Abstract Rechargeable aqueous zinc (Zn) batteries are a promising candidate for large‐scale energy storage, but the noncompact and dendritic Zn deposition, water‐induced parasitic reaction, and narrow operating temperature range severely hinder their practical application. Here, it is demonstrated that these challenges can be conquered by introducing low‐cost acetamide (Ace) into aqueous electrolytes. The non‐sacrificial Ace molecules with both donor and acceptor groups can disrupt the original H‐bonded network of water, replace the solvating‐H 2 O in Zn 2+ ‐solvation sheath, form dynamic adsorption on Zn, and create an H 2 O‐poor electrical double‐layer.
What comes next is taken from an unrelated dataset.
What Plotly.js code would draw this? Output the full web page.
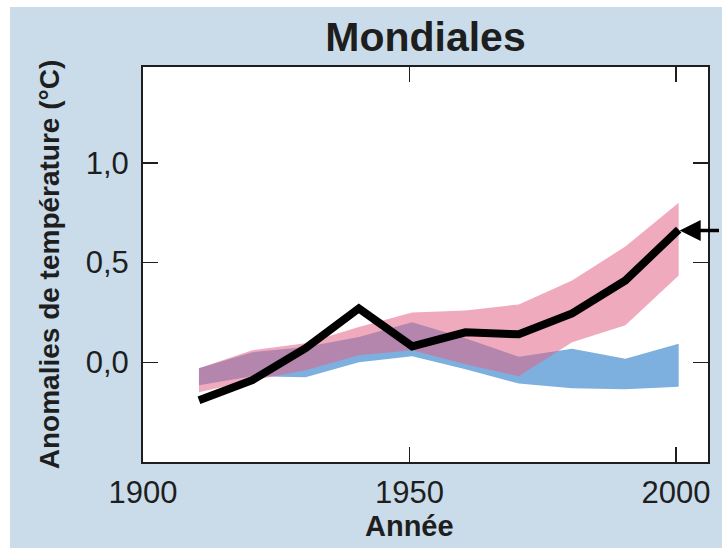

Consequently, the presence of Ace suppresses water erosion on Zn, homogenizes Zn nucleation/growth, reduces water reactivity, and depresses the freezing point of electrolyte. The formulated Ace‐containing electrolyte features a wide temperature range from −20 to 60 °C and enables highly compact and dendrite‐free Zn electrodeposition even at 25 mAh cm −2 using a non‐pressure electrolytic cell. Moreover, the Ace‐containing electrolyte allows Zn electrodes to achieve a long‐term lifespan across −20–60 °C and excellent deep cycling stability under 85.3% depth‐of‐discharge (25 mAh cm −2 ) with over 400 h, and supports the stable operation of Zn–Iodine full batteries under harsh conditions.